Book Review: Can’t Keep A Good Woman Down

Cant Keep A Good Woman Down

Alice Walker is never an author to fail or disappoint her fans and readers. Walker in Can’t Keep A Good Woman Down thoroughly engages the mind of the womanist/black feminist. Although written in the 1980s, many of the short stories within the book are very much relevant today and I would venture to say may even awaken the womanist/black feminist thoughts of women who have yet to identify with either of the two labels. Can’t Keep A Good Woman Down explores the factors that shape the lives of black women, such as cultural appropriation, rape, abortion, pornography, misogyny,  and the sexual objectification of the bodies of women to name a few. Of the thirteen short stories within the book I provide you with a brief summary of the two on the short stories that I’d have to say were my favorite.

How Did I Get Away with Killing One of the Biggest Lawyers in the State? It Was Easy

In How Did I Get Away with  Killing One of the Biggest Lawyers in the State? It Was Easy, Walker explores the physical and mental rape of a 14 year old black girl. The protagonist was first raped when she was 12. As the protagonist recounts her story,  the raping of little black girls is viewed as something normal and not rare during the times and society that she grew up in.

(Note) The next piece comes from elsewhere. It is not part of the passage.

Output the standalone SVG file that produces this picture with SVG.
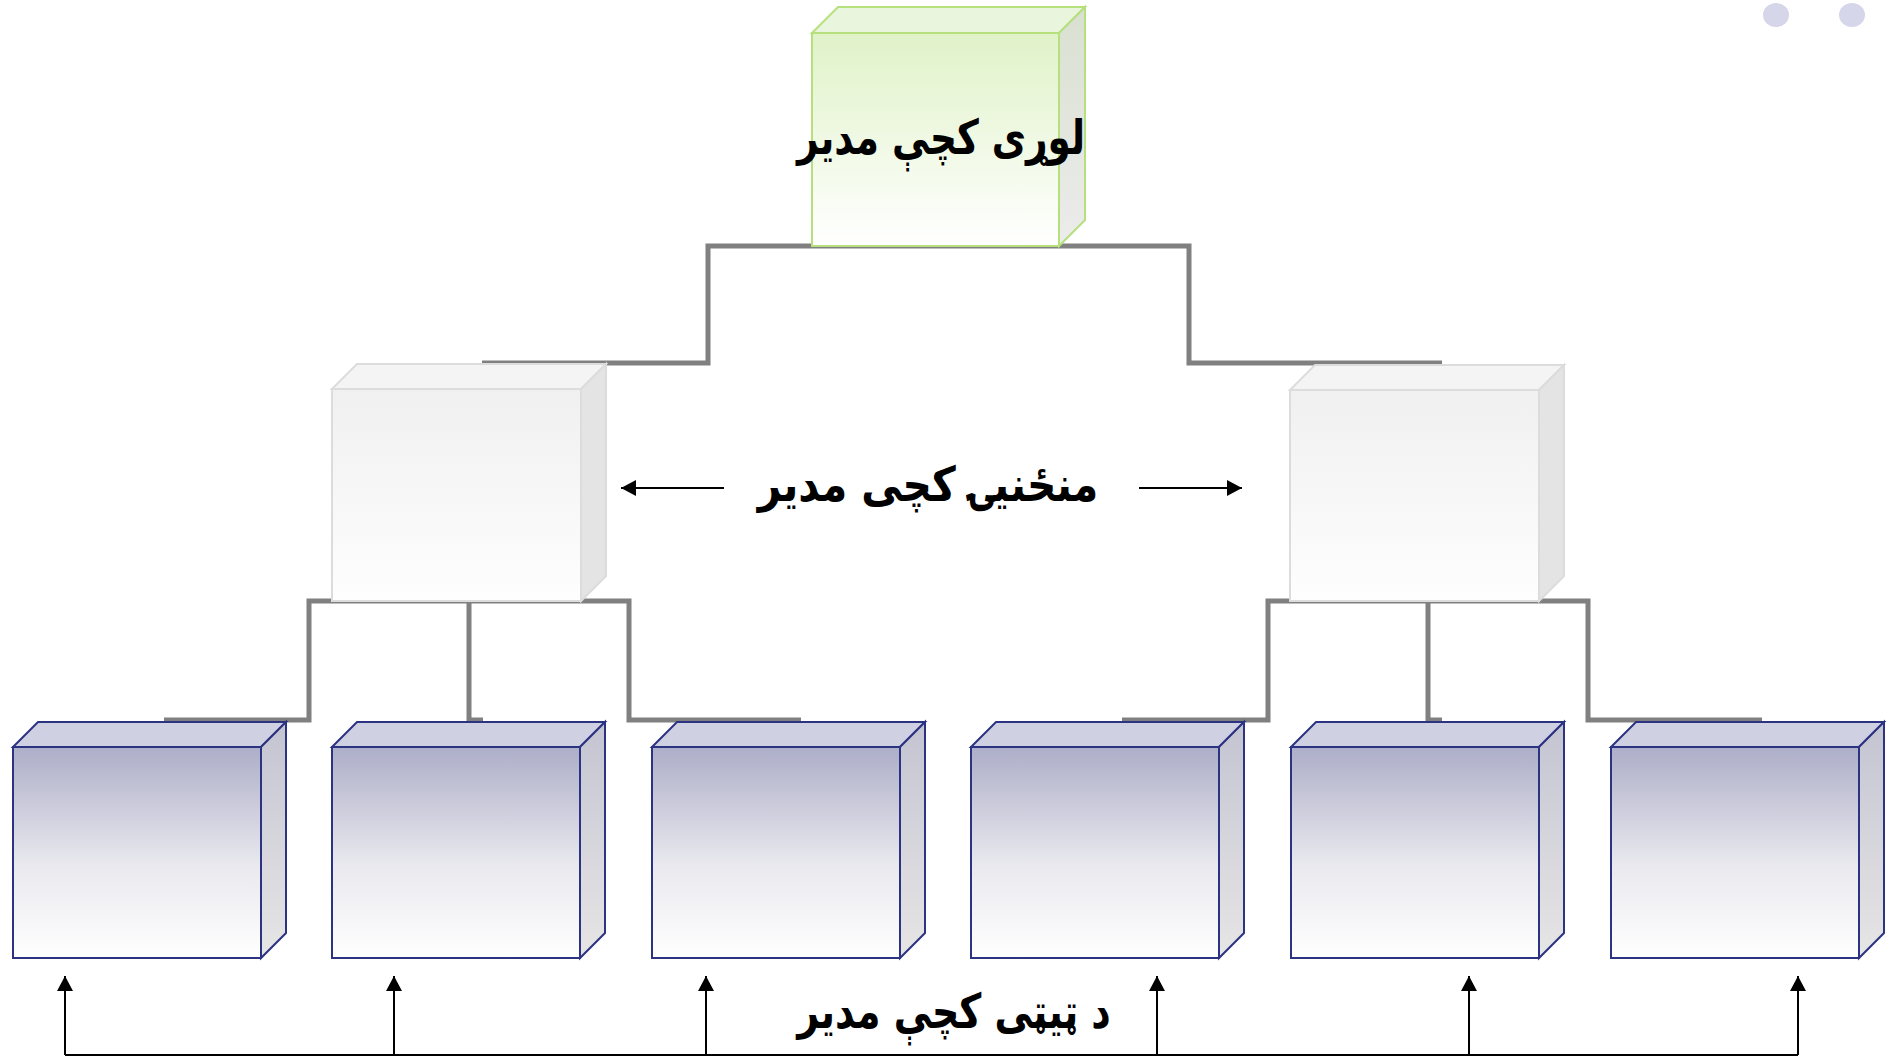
<svg xmlns="http://www.w3.org/2000/svg" width="1892" height="1058" viewBox="0 0 1892 1058">
<style>
.conn{fill:none;stroke:#808080;stroke-width:5}
.arr{fill:none;stroke:#000;stroke-width:2}
.lbl{font-family:"DejaVu Sans",sans-serif;font-weight:bold;fill:#000;text-anchor:middle;font-size:48px}
.gF{stroke:#b6e07e;stroke-width:2}
.wF{stroke:#dcdcdc;stroke-width:2}
.bF{stroke:#2c3382;stroke-width:2}
</style>
<defs>
<linearGradient id="gFront" x1="0" y1="0" x2="0" y2="1"><stop offset="0" stop-color="#e0f2c8"/><stop offset="1" stop-color="#ffffff"/></linearGradient>
<linearGradient id="gSide" x1="0" y1="0" x2="0" y2="1"><stop offset="0" stop-color="#d9e0d0"/><stop offset="1" stop-color="#ececec"/></linearGradient>
<linearGradient id="wFront" x1="0" y1="0" x2="0" y2="1"><stop offset="0" stop-color="#f0f0f0"/><stop offset="1" stop-color="#fefefe"/></linearGradient>
<linearGradient id="bFront" x1="0" y1="0" x2="0" y2="1"><stop offset="0" stop-color="#adaec8"/><stop offset="0.55" stop-color="#e8e8ee"/><stop offset="1" stop-color="#ffffff"/></linearGradient>
<linearGradient id="bSide" x1="0" y1="0" x2="0" y2="1"><stop offset="0" stop-color="#c4c4d2"/><stop offset="1" stop-color="#e6e6e6"/></linearGradient>
<marker id="ah" markerWidth="16" markerHeight="16" refX="15" refY="8" orient="auto" markerUnits="userSpaceOnUse"><path d="M0,0 L15,8 L0,16 Z" fill="#000"/></marker>
</defs>
<rect width="1892" height="1058" fill="#fff"/>
<ellipse cx="1776" cy="15" rx="13" ry="12" fill="#d6d6ea"/>
<ellipse cx="1852" cy="15" rx="13" ry="12" fill="#d6d6ea"/>
<g id="connectors">
<path class="conn" d="M482,363 H708 V246 H1189 V363 H1442"/>
<path class="conn" d="M164,720 H309 V601 H629 V720 H801"/>
<path class="conn" d="M469,601 V720 H483"/>
<path class="conn" d="M1122,720 H1268 V601 H1588 V720 H1762"/>
<path class="conn" d="M1428,601 V720 H1442"/>
<path class="arr" d="M65,1055 H1798"/>
<path class="arr" d="M65,1055 V976" marker-end="url(#ah)"/>
<path class="arr" d="M394,1055 V976" marker-end="url(#ah)"/>
<path class="arr" d="M706,1055 V976" marker-end="url(#ah)"/>
<path class="arr" d="M1157,1055 V976" marker-end="url(#ah)"/>
<path class="arr" d="M1469,1055 V976" marker-end="url(#ah)"/>
<path class="arr" d="M1798,1055 V976" marker-end="url(#ah)"/>
<path class="arr" d="M724,488 H621" marker-end="url(#ah)"/>
<path class="arr" d="M1139,488 H1242" marker-end="url(#ah)"/>
</g>
<g id="top-manager">
<polygon class="gF" points="812,33 838,7 1085,7 1059,33" fill="#eaf5dd"/>
<polygon class="gF" points="1059,33 1085,7 1085,220 1059,246" fill="url(#gSide)"/>
<rect class="gF" x="812" y="33" width="247" height="213" fill="url(#gFront)"/>
<text class="lbl" transform="translate(941,154) scale(0.78,1)">لوړی کچې مدیر</text>
</g>
<g id="mid-left">
<polygon class="wF" points="332,389 357,364 606,364 581,389" fill="#f4f4f4"/>
<polygon class="wF" points="581,389 606,364 606,576 581,601" fill="#e4e4e4"/>
<rect class="wF" x="332" y="389" width="249" height="212" fill="url(#wFront)"/>
</g>
<g id="mid-right">
<polygon class="wF" points="1290,390 1315,365 1564,365 1539,390" fill="#f4f4f4"/>
<polygon class="wF" points="1539,390 1564,365 1564,576 1539,601" fill="#e4e4e4"/>
<rect class="wF" x="1290" y="390" width="249" height="211" fill="url(#wFront)"/>
</g>
<g id="mid-label">
<text class="lbl" transform="translate(928,501) scale(0.85,1)">منځنیۍ کچی مدیر</text>
</g>
<g id="low-1">
<polygon class="bF" points="13,747 38,722 286,722 261,747" fill="#cfd0e1"/>
<polygon class="bF" points="261,747 286,722 286,933 261,958" fill="url(#bSide)"/>
<rect class="bF" x="13" y="747" width="248" height="211" fill="url(#bFront)"/>
</g>
<g id="low-2">
<polygon class="bF" points="332,747 357,722 605,722 580,747" fill="#cfd0e1"/>
<polygon class="bF" points="580,747 605,722 605,933 580,958" fill="url(#bSide)"/>
<rect class="bF" x="332" y="747" width="248" height="211" fill="url(#bFront)"/>
</g>
<g id="low-3">
<polygon class="bF" points="652,747 677,722 925,722 900,747" fill="#cfd0e1"/>
<polygon class="bF" points="900,747 925,722 925,933 900,958" fill="url(#bSide)"/>
<rect class="bF" x="652" y="747" width="248" height="211" fill="url(#bFront)"/>
</g>
<g id="low-4">
<polygon class="bF" points="971,747 996,722 1244,722 1219,747" fill="#cfd0e1"/>
<polygon class="bF" points="1219,747 1244,722 1244,933 1219,958" fill="url(#bSide)"/>
<rect class="bF" x="971" y="747" width="248" height="211" fill="url(#bFront)"/>
</g>
<g id="low-5">
<polygon class="bF" points="1291,747 1316,722 1564,722 1539,747" fill="#cfd0e1"/>
<polygon class="bF" points="1539,747 1564,722 1564,933 1539,958" fill="url(#bSide)"/>
<rect class="bF" x="1291" y="747" width="248" height="211" fill="url(#bFront)"/>
</g>
<g id="low-6">
<polygon class="bF" points="1611,747 1636,722 1884,722 1859,747" fill="#cfd0e1"/>
<polygon class="bF" points="1859,747 1884,722 1884,933 1859,958" fill="url(#bSide)"/>
<rect class="bF" x="1611" y="747" width="248" height="211" fill="url(#bFront)"/>
</g>
<g id="low-label">
<text class="lbl" transform="translate(954,1028) scale(0.79,1)">د ټیټی کچې مدیر</text>
</g>
</svg>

“It was nothing for a girl or woman to be raped. I was raped myself, when I was twelve, and my Mama never knew and I never told anybody. For, what could they do? It was just a boy, passing through. Somebody’s cousin from the North.”

She goes on to describe how at the age of 14 she was raped and manipulated by a white lawyer, who’s father was a staunch racist and was fervently against integration. With each repeated sexual act against her body, the more normal it became to our protagonist, who received hush money and gifts for being manipulated into offering her body. The rapists manipulates the protagonists against her mother and  has her mother committed to an insane asylum  at the age of 17 in order to continue to indulge himself in her adolescent body.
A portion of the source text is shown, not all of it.